Now, to reiterate what I wrote before, the Dubows may very well have established and paid for their scholarship fund with their own money. In fact, the 2007 tax return shows the Gannett Foundation matched an unidentified employee's $10,000 gift under the GannettMatch benefit. That could have been Dubow, ponying up for his own fund.

So, where's the $40,000?
Trying to answer that question, I e-mailed the foundation's executive director, Tara Connell (she's also Gannett's official spokeswoman) on Wednesday. I posed these questions:
  • Did the $40,000 go to the Craig and Denise Dubow scholarship fund, which is listed on this WCU page?
  • If not, which endowed scholarship fund or funds received the $40,000?
  • How did these $40,000 in grants advance the interests of Gannett's shareholders?
This is the second time I've asked Connell these three questions; the first time was Nov. 29. As I post this, I have not received any replies.

Earlier: Documents reveal platinum benefit for top executives. Plus: other noteworthy exec grants, and: Gannett sells Indiana newspaper to fund foundation projects.

Please post your replies in the comments section, below. To e-mail confidentially, write gannettblog[at]gmail[dot-com]; see Tipsters Anonymous Policy in the green sidebar, upper right.


  1. Way to follow up, Jim.

  2. Where are the comments now about having nothing to read on Jim's blog? Still think he's finished?

  3. You are on the trail of something really big here. I thought there were rules prohibiting foundations from using their funds in this way.

  4. Good stuff, Jim. Stay with it. Some may call this "perqs" but in this case, if it is as it appears, it's just plain "wrong."

  5. Jim, KNOWING, what I know about how this GCI operate, something sounds wrongs here> I would suggest that you go to the FED's and tell then> Their needs to be some kinds of criminal investigation into this?

  6. Excellent work, Jim. Thanks.

    Also, didn't you report earlier this year on other questionable uses of Foundation grants?

    Wasn't there something about grants going to executives' pet projects?

    It would be interesting to see if this fits the pattern.

  7. It may be legal, but it's damnfucking sleazy.

    It's also a reminder of how CHEAP Gannett is. With the millions Craig's hauling down, he can't afford to spend some of his own cash on philanthropic efforts? He's got to take the company's money? These assholes are shameless.

    I hope one of the directors asks Dubow what the hell kind of game he's playing. We're in amateur hour here! It's like the guy in charge of bingo night out at the Legion post being hired to oversee finances at the Department of Defense.

    Excellent, excellent work, Jim.

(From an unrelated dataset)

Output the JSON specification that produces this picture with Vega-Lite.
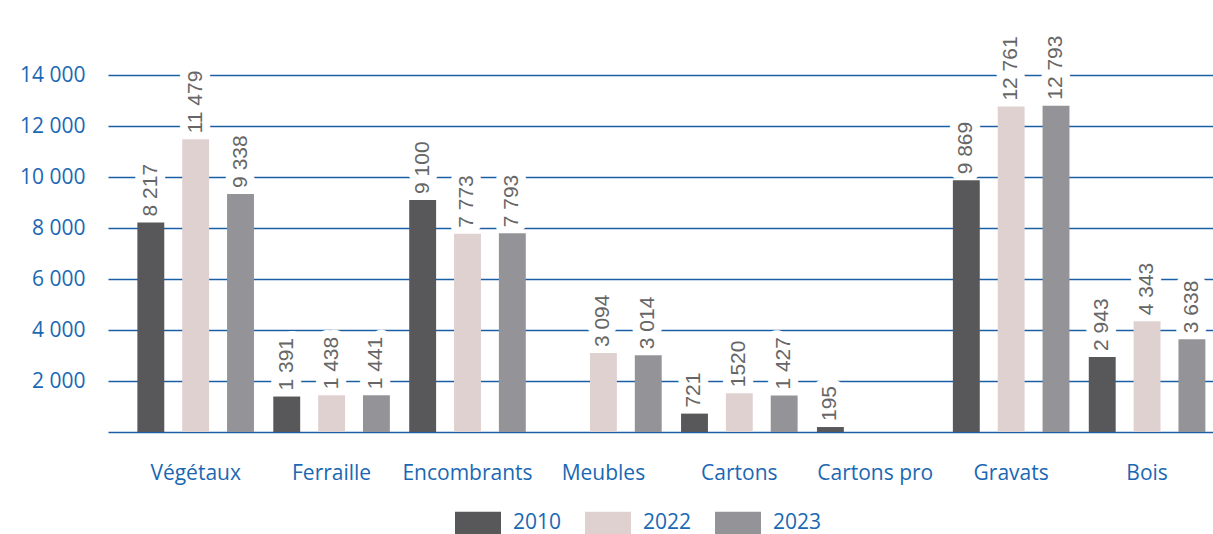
{
  "$schema": "https://vega.github.io/schema/vega-lite/v6.json",
  "autosize": {"type": "none"},
  "padding": {"left": 108, "top": 75, "right": 0, "bottom": 102},
  "width": 1105,
  "height": 357,
  "background": "white",
  "config": {
    "view": {"stroke": null}
  },
  "data": {
    "values": [
      {"categorie": "Végétaux", "annee": "2010", "tonnes": 8217, "etiquette": "8 217"},
      {"categorie": "Végétaux", "annee": "2022", "tonnes": 11479, "etiquette": "11 479"},
      {"categorie": "Végétaux", "annee": "2023", "tonnes": 9338, "etiquette": "9 338"},
      {"categorie": "Ferraille", "annee": "2010", "tonnes": 1391, "etiquette": "1 391"},
      {"categorie": "Ferraille", "annee": "2022", "tonnes": 1438, "etiquette": "1 438"},
      {"categorie": "Ferraille", "annee": "2023", "tonnes": 1441, "etiquette": "1 441"},
      {"categorie": "Encombrants", "annee": "2010", "tonnes": 9100, "etiquette": "9 100"},
      {"categorie": "Encombrants", "annee": "2022", "tonnes": 7773, "etiquette": "7 773"},
      {"categorie": "Encombrants", "annee": "2023", "tonnes": 7793, "etiquette": "7 793"},
      {"categorie": "Meubles", "annee": "2022", "tonnes": 3094, "etiquette": "3 094"},
      {"categorie": "Meubles", "annee": "2023", "tonnes": 3014, "etiquette": "3 014"},
      {"categorie": "Cartons", "annee": "2010", "tonnes": 721, "etiquette": "721"},
      {"categorie": "Cartons", "annee": "2022", "tonnes": 1520, "etiquette": "1520"},
      {"categorie": "Cartons", "annee": "2023", "tonnes": 1427, "etiquette": "1 427"},
      {"categorie": "Cartons pro", "annee": "2010", "tonnes": 195, "etiquette": "195"},
      {"categorie": "Gravats", "annee": "2010", "tonnes": 9869, "etiquette": "9 869"},
      {"categorie": "Gravats", "annee": "2022", "tonnes": 12761, "etiquette": "12 761"},
      {"categorie": "Gravats", "annee": "2023", "tonnes": 12793, "etiquette": "12 793"},
      {"categorie": "Bois", "annee": "2010", "tonnes": 2943, "etiquette": "2 943"},
      {"categorie": "Bois", "annee": "2022", "tonnes": 4343, "etiquette": "4 343"},
      {"categorie": "Bois", "annee": "2023", "tonnes": 3638, "etiquette": "3 638"}
    ]
  },
  "encoding": {
    "x": {
      "field": "categorie",
      "type": "nominal",
      "sort": ["Végétaux", "Ferraille", "Encombrants", "Meubles", "Cartons", "Cartons pro", "Gravats", "Bois"],
      "scale": {"paddingInner": 0.03, "paddingOuter": 0.08, "align": 1},
      "axis": {
        "title": null,
        "labelAngle": 0,
        "ticks": false,
        "domainColor": "#1a5fa3",
        "domainWidth": 1.5,
        "labelFont": "Open Sans",
        "labelFontSize": 21,
        "labelColor": "#1a68b3",
        "labelPadding": 30
      }
    },
    "xOffset": {
      "field": "annee",
      "type": "nominal",
      "scale": {"paddingInner": 0.4, "paddingOuter": 0.17}
    },
    "y": {
      "field": "tonnes",
      "type": "quantitative",
      "scale": {"domain": [0, 14000], "nice": false},
      "axis": {
        "title": null,
        "values": [2000, 4000, 6000, 8000, 10000, 12000, 14000],
        "labelExpr": "replace(format(datum.value, ','), ',', ' ')",
        "domain": false,
        "ticks": false,
        "grid": true,
        "gridColor": "#1a5fa3",
        "gridWidth": 1.3,
        "labelFont": "Open Sans",
        "labelFontSize": 21,
        "labelColor": "#1a68b3",
        "labelPadding": 23
      }
    }
  },
  "layer": [
    {
      "mark": {
        "type": "text",
        "angle": 270,
        "align": "left",
        "baseline": "middle",
        "dx": 6,
        "font": "Liberation Sans",
        "fontSize": 21,
        "stroke": "white",
        "strokeWidth": 16,
        "strokeJoin": "round",
        "fill": "white"
      },
      "encoding": {"text": {"field": "etiquette"}}
    },
    {
      "mark": {"type": "bar"},
      "encoding": {
        "color": {
          "field": "annee",
          "type": "nominal",
          "scale": {"domain": ["2010", "2022", "2023"], "range": ["#58585a", "#e0d1d1", "#949498"]},
          "legend": {
            "title": null,
            "orient": "none",
            "direction": "horizontal",
            "legendX": 347,
            "legendY": 425,
            "symbolType": "M-1,-0.5H1V0.5H-1Z",
            "symbolSize": 2116,
            "symbolStrokeWidth": 0,
            "symbolOpacity": 1,
            "labelFont": "Open Sans",
            "labelFontSize": 21,
            "labelColor": "#1a68b3",
            "labelOffset": 12,
            "columnPadding": 23
          }
        }
      }
    },
    {
      "mark": {
        "type": "text",
        "angle": 270,
        "align": "left",
        "baseline": "middle",
        "dx": 6,
        "font": "Liberation Sans",
        "fontSize": 21,
        "fill": "#666666"
      },
      "encoding": {"text": {"field": "etiquette"}}
    }
  ]
}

Thanks for keeping us up-to-date.

  8. "How did these $40,000 in grants advance the interests of Gannett's shareholders?"

    Probably less than my $40,000 salary did after I was laid off...

  9. Actions speak louder than words and if Dubow and others within Gannett's leadership behave this way, one wonders how many other decisions they make that clearly border ethical boundaries.

    Very slimy indeed. Perhaps the WSJ will pickup on this given the attention they just bestowed on this blog for Jim’s efforts in outing Detroit’s plans.

  10. If I gave $40,000 to a college on behalf of my company's foundation, I'd want to make damn well sure the company's name--not mine--- got plastered all over everything. Isn't that kind of the purpose of foundation gifts?

    This is unbelievable. Stay on this one, Jim. I think this just might be the beginning of something huge.

  11. Jim,
    Please investigate Dubow's second home in Cashiers. I think there is a connection between his house and the college he donated towards.

    You are onto something. Usually people give amounts to schools they (or family members) attended. Did he go to this school? Why the big grant?